### Exercise data
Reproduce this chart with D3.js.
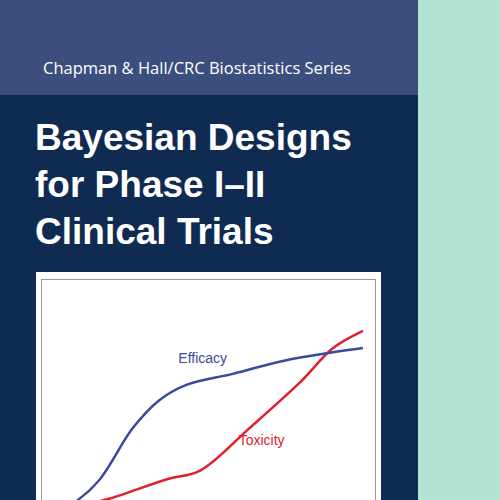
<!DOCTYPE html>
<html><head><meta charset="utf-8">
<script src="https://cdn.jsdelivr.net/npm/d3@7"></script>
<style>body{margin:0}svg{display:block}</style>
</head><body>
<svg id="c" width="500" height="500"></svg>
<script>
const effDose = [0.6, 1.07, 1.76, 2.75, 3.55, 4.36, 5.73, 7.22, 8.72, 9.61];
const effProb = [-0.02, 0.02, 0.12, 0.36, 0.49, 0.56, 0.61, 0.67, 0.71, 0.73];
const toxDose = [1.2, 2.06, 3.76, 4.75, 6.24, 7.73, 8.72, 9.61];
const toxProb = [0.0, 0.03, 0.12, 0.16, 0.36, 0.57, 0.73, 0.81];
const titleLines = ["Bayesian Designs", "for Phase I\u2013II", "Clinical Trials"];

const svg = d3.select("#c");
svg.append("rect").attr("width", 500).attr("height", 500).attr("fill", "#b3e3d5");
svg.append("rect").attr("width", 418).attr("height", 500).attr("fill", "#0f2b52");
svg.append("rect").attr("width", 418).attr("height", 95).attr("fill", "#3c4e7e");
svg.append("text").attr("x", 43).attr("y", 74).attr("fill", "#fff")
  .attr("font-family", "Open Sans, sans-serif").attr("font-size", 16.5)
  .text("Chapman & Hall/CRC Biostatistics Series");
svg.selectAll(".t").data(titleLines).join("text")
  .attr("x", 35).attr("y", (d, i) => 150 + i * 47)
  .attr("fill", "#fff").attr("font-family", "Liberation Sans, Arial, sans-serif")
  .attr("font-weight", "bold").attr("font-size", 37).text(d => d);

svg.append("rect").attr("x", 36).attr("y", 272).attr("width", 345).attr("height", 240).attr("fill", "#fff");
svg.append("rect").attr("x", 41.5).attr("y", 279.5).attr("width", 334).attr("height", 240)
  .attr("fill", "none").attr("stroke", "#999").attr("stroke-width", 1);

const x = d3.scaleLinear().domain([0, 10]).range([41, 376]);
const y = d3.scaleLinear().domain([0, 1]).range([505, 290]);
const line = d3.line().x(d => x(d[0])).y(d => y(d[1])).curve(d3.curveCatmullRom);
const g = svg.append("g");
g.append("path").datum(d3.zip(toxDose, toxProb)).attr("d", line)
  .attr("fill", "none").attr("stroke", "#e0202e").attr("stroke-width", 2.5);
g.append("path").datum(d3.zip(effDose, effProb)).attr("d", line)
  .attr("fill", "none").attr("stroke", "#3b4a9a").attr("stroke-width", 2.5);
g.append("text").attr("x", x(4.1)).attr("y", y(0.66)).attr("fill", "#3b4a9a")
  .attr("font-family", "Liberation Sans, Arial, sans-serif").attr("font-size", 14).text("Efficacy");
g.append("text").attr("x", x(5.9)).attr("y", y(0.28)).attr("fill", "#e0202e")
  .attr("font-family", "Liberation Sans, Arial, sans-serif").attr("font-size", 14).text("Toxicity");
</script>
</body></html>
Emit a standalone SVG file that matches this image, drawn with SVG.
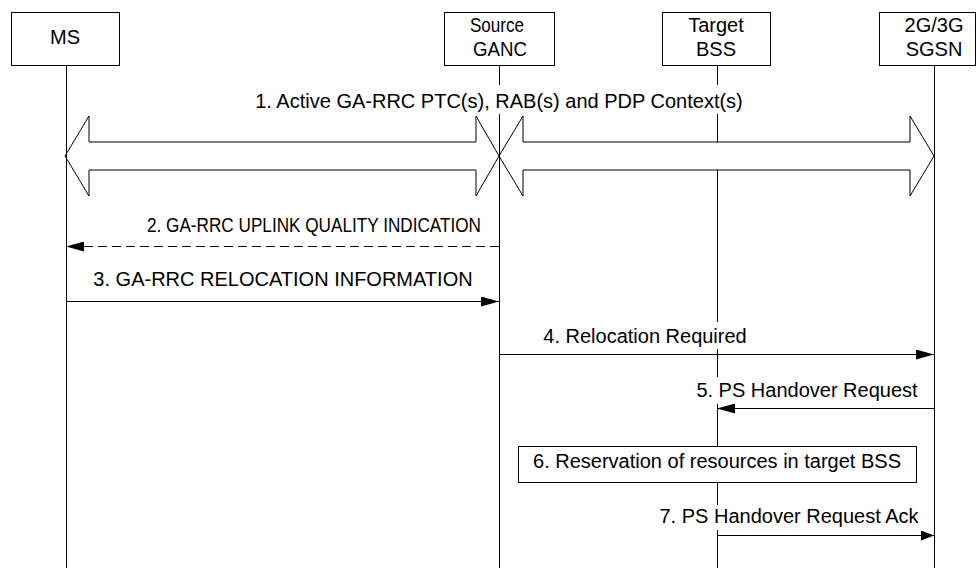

### What to work on
Transcribe the records above exactly, leaving out every picture.

### Exercise result
Reproduce this chart with D3.js.
<!DOCTYPE html>
<html><head><meta charset="utf-8">
<script src="https://cdn.jsdelivr.net/npm/d3@7"></script>
<style>body{margin:0}svg{display:block}</style>
</head><body>
<svg id="c" width="500" height="500"></svg>
<script>
const effDose = [0.6, 1.07, 1.76, 2.75, 3.55, 4.36, 5.73, 7.22, 8.72, 9.61];
const effProb = [-0.02, 0.02, 0.12, 0.36, 0.49, 0.56, 0.61, 0.67, 0.71, 0.73];
const toxDose = [1.2, 2.06, 3.76, 4.75, 6.24, 7.73, 8.72, 9.61];
const toxProb = [0.0, 0.03, 0.12, 0.16, 0.36, 0.57, 0.73, 0.81];
const titleLines = ["Bayesian Designs", "for Phase I\u2013II", "Clinical Trials"];

const svg = d3.select("#c");
svg.append("rect").attr("width", 500).attr("height", 500).attr("fill", "#b3e3d5");
svg.append("rect").attr("width", 418).attr("height", 500).attr("fill", "#0f2b52");
svg.append("rect").attr("width", 418).attr("height", 95).attr("fill", "#3c4e7e");
svg.append("text").attr("x", 43).attr("y", 74).attr("fill", "#fff")
  .attr("font-family", "Open Sans, sans-serif").attr("font-size", 16.5)
  .text("Chapman & Hall/CRC Biostatistics Series");
svg.selectAll(".t").data(titleLines).join("text")
  .attr("x", 35).attr("y", (d, i) => 150 + i * 47)
  .attr("fill", "#fff").attr("font-family", "Liberation Sans, Arial, sans-serif")
  .attr("font-weight", "bold").attr("font-size", 37).text(d => d);

svg.append("rect").attr("x", 36).attr("y", 272).attr("width", 345).attr("height", 240).attr("fill", "#fff");
svg.append("rect").attr("x", 41.5).attr("y", 279.5).attr("width", 334).attr("height", 240)
  .attr("fill", "none").attr("stroke", "#999").attr("stroke-width", 1);

const x = d3.scaleLinear().domain([0, 10]).range([41, 376]);
const y = d3.scaleLinear().domain([0, 1]).range([505, 290]);
const line = d3.line().x(d => x(d[0])).y(d => y(d[1])).curve(d3.curveCatmullRom);
const g = svg.append("g");
g.append("path").datum(d3.zip(toxDose, toxProb)).attr("d", line)
  .attr("fill", "none").attr("stroke", "#e0202e").attr("stroke-width", 2.5);
g.append("path").datum(d3.zip(effDose, effProb)).attr("d", line)
  .attr("fill", "none").attr("stroke", "#3b4a9a").attr("stroke-width", 2.5);
g.append("text").attr("x", x(4.1)).attr("y", y(0.66)).attr("fill", "#3b4a9a")
  .attr("font-family", "Liberation Sans, Arial, sans-serif").attr("font-size", 14).text("Efficacy");
g.append("text").attr("x", x(5.9)).attr("y", y(0.28)).attr("fill", "#e0202e")
  .attr("font-family", "Liberation Sans, Arial, sans-serif").attr("font-size", 14).text("Toxicity");
</script>
</body></html>
Emit a standalone SVG file that matches this image, drawn with SVG.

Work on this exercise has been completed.